In the records that follow, show each line where the word "code" is present.

* Input for this task
------------------------------

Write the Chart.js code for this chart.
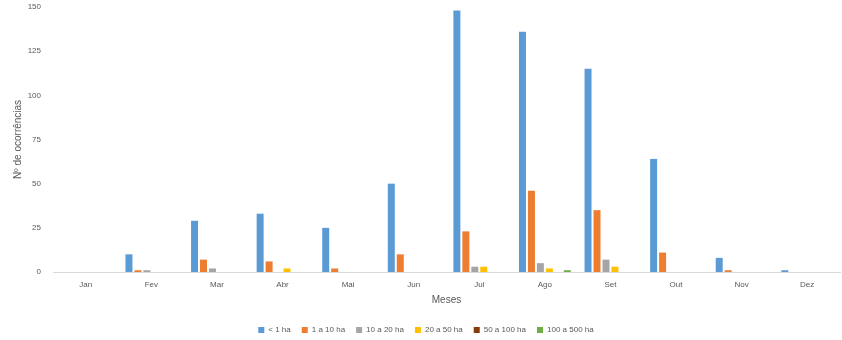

------------------------------

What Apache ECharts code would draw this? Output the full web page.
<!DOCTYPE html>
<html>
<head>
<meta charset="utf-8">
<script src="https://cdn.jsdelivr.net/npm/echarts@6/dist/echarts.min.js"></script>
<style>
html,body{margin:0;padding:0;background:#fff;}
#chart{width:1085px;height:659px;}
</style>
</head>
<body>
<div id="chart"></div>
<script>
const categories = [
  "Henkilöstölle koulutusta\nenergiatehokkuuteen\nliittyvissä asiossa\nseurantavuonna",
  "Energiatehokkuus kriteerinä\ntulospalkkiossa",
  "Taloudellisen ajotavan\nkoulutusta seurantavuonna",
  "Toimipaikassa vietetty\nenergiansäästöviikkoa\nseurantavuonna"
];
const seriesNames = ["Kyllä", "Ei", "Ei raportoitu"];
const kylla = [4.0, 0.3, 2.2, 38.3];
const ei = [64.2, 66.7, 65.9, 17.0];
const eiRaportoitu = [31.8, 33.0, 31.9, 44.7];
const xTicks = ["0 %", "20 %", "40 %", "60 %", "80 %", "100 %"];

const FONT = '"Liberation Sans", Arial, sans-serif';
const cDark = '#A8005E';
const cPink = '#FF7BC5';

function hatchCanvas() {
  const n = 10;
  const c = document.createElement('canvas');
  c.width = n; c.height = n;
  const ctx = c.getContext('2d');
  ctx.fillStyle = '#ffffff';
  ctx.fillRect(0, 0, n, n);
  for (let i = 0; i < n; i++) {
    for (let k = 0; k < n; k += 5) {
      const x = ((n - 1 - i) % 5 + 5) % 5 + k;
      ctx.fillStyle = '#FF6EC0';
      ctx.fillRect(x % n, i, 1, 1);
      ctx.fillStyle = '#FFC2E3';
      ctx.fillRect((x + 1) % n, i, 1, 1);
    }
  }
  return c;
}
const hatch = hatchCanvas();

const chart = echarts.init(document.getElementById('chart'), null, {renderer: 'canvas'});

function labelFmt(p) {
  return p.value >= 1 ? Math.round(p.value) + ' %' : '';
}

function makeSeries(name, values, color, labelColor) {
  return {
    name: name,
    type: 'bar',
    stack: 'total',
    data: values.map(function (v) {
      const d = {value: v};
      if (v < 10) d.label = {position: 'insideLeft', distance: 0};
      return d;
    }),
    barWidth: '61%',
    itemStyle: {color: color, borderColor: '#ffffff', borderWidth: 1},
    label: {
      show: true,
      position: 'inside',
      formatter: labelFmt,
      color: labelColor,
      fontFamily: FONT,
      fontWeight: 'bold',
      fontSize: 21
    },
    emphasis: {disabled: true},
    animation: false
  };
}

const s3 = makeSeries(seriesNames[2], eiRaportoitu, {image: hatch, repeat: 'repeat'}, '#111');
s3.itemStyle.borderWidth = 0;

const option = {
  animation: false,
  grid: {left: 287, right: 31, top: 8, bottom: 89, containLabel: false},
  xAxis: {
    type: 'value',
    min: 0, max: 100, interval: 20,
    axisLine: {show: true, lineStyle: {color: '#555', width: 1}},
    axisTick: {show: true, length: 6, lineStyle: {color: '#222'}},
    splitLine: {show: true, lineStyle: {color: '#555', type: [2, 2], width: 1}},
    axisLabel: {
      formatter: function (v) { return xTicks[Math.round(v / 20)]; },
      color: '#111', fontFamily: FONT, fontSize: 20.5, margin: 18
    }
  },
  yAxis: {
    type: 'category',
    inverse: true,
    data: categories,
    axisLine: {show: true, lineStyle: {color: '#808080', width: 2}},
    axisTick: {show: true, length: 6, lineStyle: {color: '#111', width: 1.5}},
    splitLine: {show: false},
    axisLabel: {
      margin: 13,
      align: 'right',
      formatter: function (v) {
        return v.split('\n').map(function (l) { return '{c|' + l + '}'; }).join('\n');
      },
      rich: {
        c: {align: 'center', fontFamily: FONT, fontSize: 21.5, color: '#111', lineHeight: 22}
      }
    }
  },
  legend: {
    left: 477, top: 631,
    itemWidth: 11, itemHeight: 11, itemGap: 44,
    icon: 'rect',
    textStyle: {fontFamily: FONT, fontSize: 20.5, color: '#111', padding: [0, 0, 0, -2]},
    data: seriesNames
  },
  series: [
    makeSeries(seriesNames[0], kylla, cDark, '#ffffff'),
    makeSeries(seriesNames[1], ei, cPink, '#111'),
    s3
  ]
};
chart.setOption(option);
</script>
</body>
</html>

------------------------------

* Solution for this exercise
Write the Chart.js code for this chart.
What Apache ECharts code would draw this? Output the full web page.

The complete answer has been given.